What is Xeriscaping?
Xeriscaping is landscaping and gardening that reduces or eliminates the need for supplemental water from irrigation. It is promoted in regions that do not have easily accessible supplies of fresh water, and is gaining acceptance in other areas as access to water becomes more limited. Xeriscaping may be an alternative to various types of traditional gardening.
How to Xeriscape?
The 7 principles of xeriscaping are established to help guide your landscape conversion to a water efficient xeriscape.
- Design and Planning
Planning is key to a successful landscape. Design is a process of problem solving.
- Soil Improvement
Plants must have organic material available in the soil in order to have healthy growth. Incorporating organic material into the soil “feeds” the micro-organisms
that make nutrients available to plants. Turning the soil incorporates oxygen — an element plant roots must have in order to grow.
- Zoning of Plants
Group plants with similar cultural needs together. Plants with similar needs for light, water, and nutrients should be grouped together in beds. This will
make irrigation and maintenance easier and more efficient.
- Turf Alternatives
Traditional turf grasses require plenty of water, chemicals and time, and should be reserved for areas where the attributes of turf grass are most needed.
Save the sturdy bluegrass lawn for high traffic, play areas and use low water and low maintenance turfs or ground covers in alternate areas.
- Efficient Irrigation
When adding supplemental water to our gardens we need to consider soil type and the water needs of the specific plants. Apply water at a rate that allows it to percolate into the root zone of the plants, without letting the water run off or evaporate on the surface of the soil.
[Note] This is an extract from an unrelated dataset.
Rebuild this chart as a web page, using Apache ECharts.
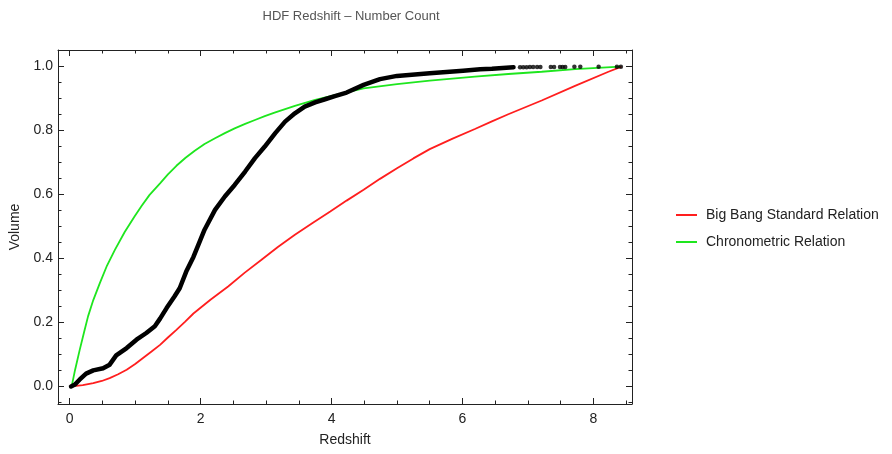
<!DOCTYPE html>
<html><head><meta charset="utf-8">
<script src="https://cdn.jsdelivr.net/npm/echarts@6/dist/echarts.min.js"></script>
<style>html,body{margin:0;padding:0;background:#fff}#c{width:892px;height:454px}</style>
</head><body><div id="c"></div>
<script>
const chartTitle = 'HDF Redshift – Number Count';
const xName = 'Redshift';
const yName = 'Volume';
const redName = 'Big Bang Standard Relation';
const greenName = 'Chronometric Relation';

const xMajorTicks = [0, 2, 4, 6, 8];
const xMinorTicks = [0.5, 1, 1.5, 2.5, 3, 3.5, 4.5, 5, 5.5, 6.5, 7, 7.5, 8.5];
const yMajorTicks = [0, 0.2, 0.4, 0.6, 0.8, 1.0];
const yMinorTicks = [-0.05, 0.05, 0.1, 0.15, 0.25, 0.3, 0.35, 0.45, 0.5, 0.55, 0.65, 0.7, 0.75, 0.85, 0.9, 0.95, 1.05];

const blackZ = [0.02,0.08,0.15,0.25,0.36,0.51,0.61,0.71,0.87,1.02,1.17,1.30,1.38,1.48,1.60,1.68,1.78,1.89,1.99,2.06,2.22,2.37,2.52,2.68,2.83,2.98,3.14,3.29,3.44,3.59,3.75,3.90,4.05,4.23,4.49,4.74,5.00,5.50,6.01,6.27,6.45,6.78];
const blackV = [0.0,0.006,0.021,0.040,0.050,0.057,0.068,0.097,0.120,0.146,0.167,0.188,0.212,0.245,0.281,0.307,0.359,0.405,0.455,0.490,0.552,0.594,0.630,0.672,0.714,0.750,0.792,0.828,0.854,0.875,0.888,0.898,0.908,0.919,0.943,0.961,0.971,0.979,0.987,0.992,0.993,0.998];
const tailZ = [6.88,6.93,6.98,7.03,7.08,7.14,7.19,7.35,7.40,7.49,7.53,7.57,7.71,7.80,8.08,8.36,8.42];
const tailV = [0.998,0.998,0.998,0.999,0.999,0.999,0.999,0.999,0.999,0.999,0.999,0.999,1.0,1.0,1.0,1.0,1.0];

const greenZ = [0.03,0.08,0.15,0.22,0.28,0.36,0.46,0.57,0.69,0.84,0.99,1.10,1.22,1.38,1.50,1.63,1.77,1.91,2.06,2.22,2.37,2.52,2.68,2.83,2.98,3.13,3.44,3.75,4.05,4.49,5.00,5.50,6.19,6.70,7.21,7.72,8.41];
const greenV = [0,0.05,0.112,0.17,0.219,0.270,0.323,0.378,0.427,0.483,0.531,0.565,0.599,0.635,0.663,0.690,0.715,0.737,0.758,0.776,0.792,0.807,0.821,0.833,0.845,0.856,0.877,0.896,0.911,0.932,0.945,0.956,0.969,0.977,0.984,0.992,1.0];

const redZ = [0.03,0.20,0.36,0.49,0.61,0.74,0.87,1.00,1.12,1.25,1.38,1.50,1.63,1.76,1.89,2.15,2.42,2.67,2.93,3.18,3.44,3.71,3.98,4.23,4.49,4.74,5.00,5.25,5.50,5.85,6.19,6.45,6.70,7.21,7.72,8.23,8.43];
const redV = [0,0.004,0.010,0.017,0.026,0.038,0.052,0.070,0.089,0.109,0.130,0.153,0.177,0.202,0.228,0.271,0.3125,0.355,0.396,0.436,0.474,0.511,0.547,0.581,0.615,0.649,0.6825,0.713,0.742,0.775,0.805,0.829,0.851,0.894,0.94,0.984,1.0];

const zip = (a, b) => a.map((v, i) => [v, b[i]]);
const FONT = '"Liberation Sans", Arial, Helvetica, sans-serif';
const AX = '#222';
const X_MIN = -0.179, X_MAX = 8.59, Y_MIN = -0.055, Y_MAX = 1.052;

function xAx(pos, ticks, len, line, labels) {
  const o = {
    type: 'value', position: pos, min: X_MIN, max: X_MAX,
    axisLine: { show: line, onZero: false, lineStyle: { color: AX, width: 1 } },
    axisTick: { show: true, inside: true, length: len, customValues: ticks, lineStyle: { color: AX, width: 1 } },
    axisLabel: { show: labels, customValues: ticks, fontSize: 14, color: AX, fontFamily: FONT, margin: 8, formatter: v => String(v) },
    splitLine: { show: false }, minorTick: { show: false }
  };
  if (labels) {
    o.name = xName; o.nameLocation = 'middle'; o.nameGap = 29;
    o.nameTextStyle = { fontSize: 14, color: AX, fontFamily: FONT };
  }
  return o;
}
function yAx(pos, ticks, len, line, labels) {
  const o = {
    type: 'value', position: pos, min: Y_MIN, max: Y_MAX,
    axisLine: { show: line, onZero: false, lineStyle: { color: AX, width: 1 } },
    axisTick: { show: true, inside: true, length: len, customValues: ticks, lineStyle: { color: AX, width: 1 } },
    axisLabel: { show: labels, customValues: ticks, fontSize: 14, color: AX, fontFamily: FONT, margin: 5, formatter: v => v.toFixed(1) },
    splitLine: { show: false }, minorTick: { show: false }
  };
  if (labels) {
    o.name = yName; o.nameLocation = 'middle'; o.nameGap = 34;
    o.nameTextStyle = { fontSize: 14, color: AX, fontFamily: FONT };
  }
  return o;
}

const chart = echarts.init(document.getElementById('c'), null, { renderer: 'canvas' });
chart.setOption({
  animation: false,
  backgroundColor: '#fff',
  title: {
    text: chartTitle, left: 346, top: 5, textAlign: 'center',
    textStyle: { fontSize: 13, fontWeight: 'normal', color: '#555', fontFamily: FONT }
  },
  grid: { left: 58, right: 260, top: 50, bottom: 50 },
  xAxis: [
    xAx('bottom', xMajorTicks, 6, true, true),
    xAx('bottom', xMinorTicks, 3.5, false, false),
    xAx('top', xMajorTicks, 6, true, false),
    xAx('top', xMinorTicks, 3.5, false, false)
  ],
  yAxis: [
    yAx('left', yMajorTicks, 6, true, true),
    yAx('left', yMinorTicks, 3.5, false, false),
    yAx('right', yMajorTicks, 6, true, false),
    yAx('right', yMinorTicks, 3.5, false, false)
  ],
  legend: {
    orient: 'vertical', left: 671, top: 203, itemWidth: 21, itemHeight: 2, itemGap: 13,
    icon: 'rect',
    textStyle: { fontSize: 14, color: AX, fontFamily: FONT, padding: [0, 0, 0, 4] },
    data: [redName, greenName]
  },
  series: [
    { name: redName, type: 'line', data: zip(redZ, redV), showSymbol: false, smooth: false,
      lineStyle: { color: '#ff1e1e', width: 1.8 }, itemStyle: { color: '#ff1e1e' }, z: 3 },
    { name: greenName, type: 'line', data: zip(greenZ, greenV), showSymbol: false, smooth: false,
      lineStyle: { color: '#1ee61e', width: 1.8 }, itemStyle: { color: '#1ee61e' }, z: 3 },
    { name: 'HDF', type: 'line', data: zip(blackZ, blackV), showSymbol: false, smooth: false,
      lineStyle: { color: '#000', width: 4.5, join: 'round', cap: 'round' }, itemStyle: { color: '#000' }, z: 4 },
    { name: 'HDF tail', type: 'scatter', data: zip(tailZ, tailV), symbol: 'circle', symbolSize: 4.5,
      itemStyle: { color: '#000' }, z: 4 }
  ]
});
</script>
</body></html>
Mulches help slow moisture evaporation, moderate soil temperatures, and help keep weed seeds from germinating. Apply mulches 3-4″ deep, keeping away from the
stem of the plant.
- Appropriate Maintenance
One important aspect to consider when choosing plants for the landscape and garden is what type of maintenance will be required. For any landscape, the largest single factor in the effort required to maintain that landscape is the appropriateness of the plants to that specific site. Plants have evolved over millions of years to adapt to their natural environments.
The cost for upkeep will be tied to how well a plant adapts to a site. The farther a plant is brought out of it’s original natural environment, the more effort (and expense) will be required to maintain that plant.